佐藤 演出も含めた総合的な開発ができるということだと思います。ただの開発力という点だけを見れば私たちより高い能力を持つ企業や、エンターテイメントに長けた企業がたくさんあります。ですが、ユーザーを満足させるには、開発能力とエンターテイメントの能力が総合的に必要なのだと思います。

 先ほど出たラグの話で例えると、殴るというモーションがあったときに、どうしてもオンラインである以上、ラグは避けられません。ですが、例えば0.1秒の遅延があるとすれば、技を出した側では0.5秒でモーションを再生し、技を出された側では0.4秒でモーションを再生する。そうすると殴った方も殴られた方も一致しますよね。これを通信速度の差、描画が早い人遅い人、すべての環境を考えて最適化し、みんなが楽しめる形にしているんですよ。開発力と演出で相互にカバーすることで、ユーザーに楽しんでもらえるものを提供できているというわけです。

 海外の方はアナログ回線でも対戦プレイをされる方もいるのですが、アナログ回線で通信速度が64Kbpsであっても8人対戦ができちゃうんですよ(笑)。

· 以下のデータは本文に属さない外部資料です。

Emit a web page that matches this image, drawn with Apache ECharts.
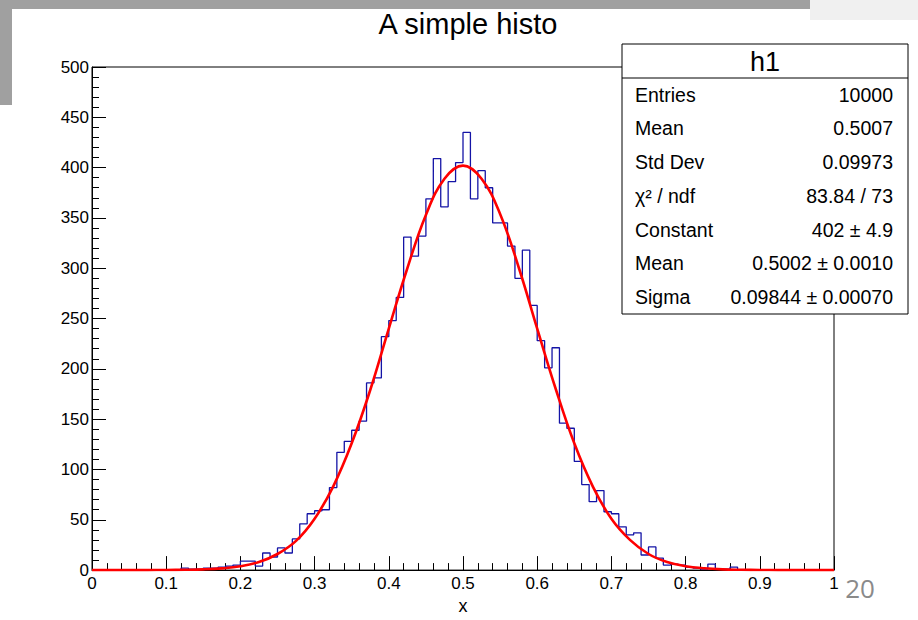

開発とエンターテイメントを融合させたサービスを国内と海外の両方でやっていけるのが僕らの強みだと思います。

―― “開発とエンターテイメントの融合”という部分にすごいこだわりを感じますね

佐藤 楽しいか楽しくないかという感覚には国境の障壁がないんです。子供から大人までが楽しめるものは、世界のどこででも受け入れられます。日本で言うと任天堂ですね。私たちはやっぱり任天堂のゲームを遊んで育っているので、ゲームの演出を自分たちが考えても、それが元になっているんです。それを尊重してさらに良いものに、今ないものにしていこうと考えるわけです。例えば、任天堂の製品がなかなか提供されていない地域でも、オンラインであれば提供できます。私たちは私たちなりに世界にゲームを提供していこうと考えています。